● PROBLEM TO WORK ON
Without the pictures, please reproduce only the lines from the one with "Recreate this image" through the one with "draw_wall(180, 360 + split, side_colors[1])", both included.

Rows from a dataset of charts and code:
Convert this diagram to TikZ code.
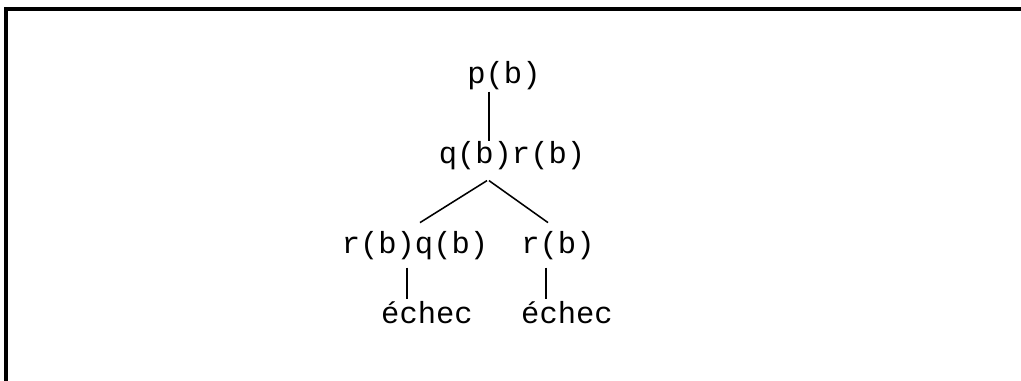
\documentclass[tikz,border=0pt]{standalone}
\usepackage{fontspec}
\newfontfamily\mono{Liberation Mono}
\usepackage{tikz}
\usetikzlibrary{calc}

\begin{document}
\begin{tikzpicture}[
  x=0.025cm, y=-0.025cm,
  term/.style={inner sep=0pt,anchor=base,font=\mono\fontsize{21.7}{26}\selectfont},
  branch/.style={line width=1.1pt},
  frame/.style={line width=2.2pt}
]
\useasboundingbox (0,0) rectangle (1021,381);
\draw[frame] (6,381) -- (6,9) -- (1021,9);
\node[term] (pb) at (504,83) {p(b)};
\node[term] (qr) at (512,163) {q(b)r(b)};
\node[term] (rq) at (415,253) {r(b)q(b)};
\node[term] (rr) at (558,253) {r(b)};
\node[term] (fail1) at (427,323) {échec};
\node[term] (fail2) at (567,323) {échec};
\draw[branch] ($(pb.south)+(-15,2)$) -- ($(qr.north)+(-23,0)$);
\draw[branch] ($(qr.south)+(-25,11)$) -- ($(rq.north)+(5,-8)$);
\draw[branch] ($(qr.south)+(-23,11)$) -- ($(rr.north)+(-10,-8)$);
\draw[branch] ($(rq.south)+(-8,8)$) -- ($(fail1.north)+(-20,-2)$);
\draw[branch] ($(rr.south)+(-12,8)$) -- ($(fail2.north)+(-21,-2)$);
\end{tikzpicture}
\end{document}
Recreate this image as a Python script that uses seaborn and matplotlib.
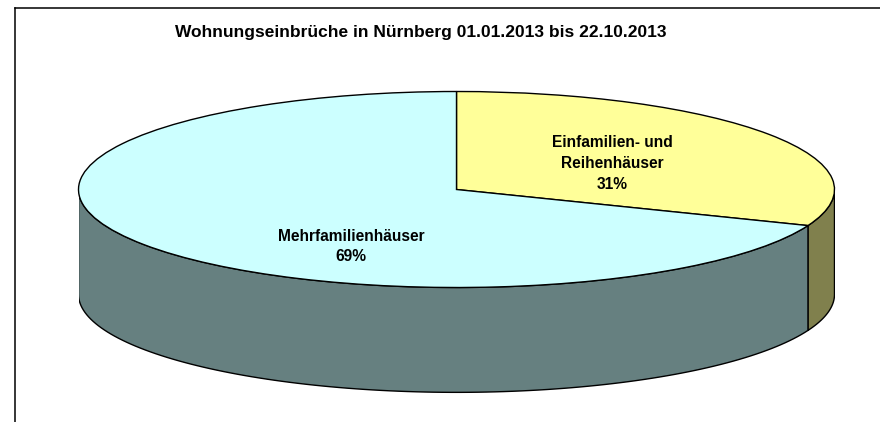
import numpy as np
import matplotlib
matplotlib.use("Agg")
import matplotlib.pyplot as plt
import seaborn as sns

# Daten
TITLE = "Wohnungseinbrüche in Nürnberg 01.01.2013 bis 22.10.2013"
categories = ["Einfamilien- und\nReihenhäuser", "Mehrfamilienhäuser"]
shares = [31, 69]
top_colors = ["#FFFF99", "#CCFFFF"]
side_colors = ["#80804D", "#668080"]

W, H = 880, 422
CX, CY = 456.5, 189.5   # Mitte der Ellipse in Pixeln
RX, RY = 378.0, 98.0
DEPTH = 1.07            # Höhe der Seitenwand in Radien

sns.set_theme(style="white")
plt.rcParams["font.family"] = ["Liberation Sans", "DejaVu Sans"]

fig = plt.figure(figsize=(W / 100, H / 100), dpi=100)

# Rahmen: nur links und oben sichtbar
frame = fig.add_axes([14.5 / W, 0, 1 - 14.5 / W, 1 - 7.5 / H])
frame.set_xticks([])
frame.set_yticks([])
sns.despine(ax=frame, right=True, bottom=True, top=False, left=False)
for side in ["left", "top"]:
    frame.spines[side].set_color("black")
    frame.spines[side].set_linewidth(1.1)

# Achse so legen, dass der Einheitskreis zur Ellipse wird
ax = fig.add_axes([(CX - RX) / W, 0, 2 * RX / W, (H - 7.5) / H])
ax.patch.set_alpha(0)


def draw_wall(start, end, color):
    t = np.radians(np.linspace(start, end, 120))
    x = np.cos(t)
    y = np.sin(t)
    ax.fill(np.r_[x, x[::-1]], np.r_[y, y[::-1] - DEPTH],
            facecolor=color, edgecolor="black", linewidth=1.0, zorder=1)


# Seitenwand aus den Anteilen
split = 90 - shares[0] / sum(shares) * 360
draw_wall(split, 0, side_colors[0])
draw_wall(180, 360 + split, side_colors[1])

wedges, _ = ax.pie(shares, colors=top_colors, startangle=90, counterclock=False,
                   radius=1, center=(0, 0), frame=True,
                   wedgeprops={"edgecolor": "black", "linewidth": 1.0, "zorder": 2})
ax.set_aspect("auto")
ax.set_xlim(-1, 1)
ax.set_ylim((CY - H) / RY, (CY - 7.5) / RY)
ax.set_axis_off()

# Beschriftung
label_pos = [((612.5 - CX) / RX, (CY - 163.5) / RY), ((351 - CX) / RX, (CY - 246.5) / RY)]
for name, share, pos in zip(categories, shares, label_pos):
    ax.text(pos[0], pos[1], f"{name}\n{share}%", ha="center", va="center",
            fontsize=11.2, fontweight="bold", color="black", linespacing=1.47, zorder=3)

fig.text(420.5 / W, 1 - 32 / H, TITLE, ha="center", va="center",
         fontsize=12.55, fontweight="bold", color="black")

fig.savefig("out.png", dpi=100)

● TASK SOLUTION
Recreate this image as a Python script that uses seaborn and matplotlib.
import numpy as np
import matplotlib
matplotlib.use("Agg")
import matplotlib.pyplot as plt
import seaborn as sns

# Daten
TITLE = "Wohnungseinbrüche in Nürnberg 01.01.2013 bis 22.10.2013"
categories = ["Einfamilien- und\nReihenhäuser", "Mehrfamilienhäuser"]
shares = [31, 69]
top_colors = ["#FFFF99", "#CCFFFF"]
side_colors = ["#80804D", "#668080"]

W, H = 880, 422
CX, CY = 456.5, 189.5   # Mitte der Ellipse in Pixeln
RX, RY = 378.0, 98.0
DEPTH = 1.07            # Höhe der Seitenwand in Radien

sns.set_theme(style="white")
plt.rcParams["font.family"] = ["Liberation Sans", "DejaVu Sans"]

fig = plt.figure(figsize=(W / 100, H / 100), dpi=100)

# Rahmen: nur links und oben sichtbar
frame = fig.add_axes([14.5 / W, 0, 1 - 14.5 / W, 1 - 7.5 / H])
frame.set_xticks([])
frame.set_yticks([])
sns.despine(ax=frame, right=True, bottom=True, top=False, left=False)
for side in ["left", "top"]:
    frame.spines[side].set_color("black")
    frame.spines[side].set_linewidth(1.1)

# Achse so legen, dass der Einheitskreis zur Ellipse wird
ax = fig.add_axes([(CX - RX) / W, 0, 2 * RX / W, (H - 7.5) / H])
ax.patch.set_alpha(0)


def draw_wall(start, end, color):
    t = np.radians(np.linspace(start, end, 120))
    x = np.cos(t)
    y = np.sin(t)
    ax.fill(np.r_[x, x[::-1]], np.r_[y, y[::-1] - DEPTH],
            facecolor=color, edgecolor="black", linewidth=1.0, zorder=1)


# Seitenwand aus den Anteilen
split = 90 - shares[0] / sum(shares) * 360
draw_wall(split, 0, side_colors[0])
draw_wall(180, 360 + split, side_colors[1])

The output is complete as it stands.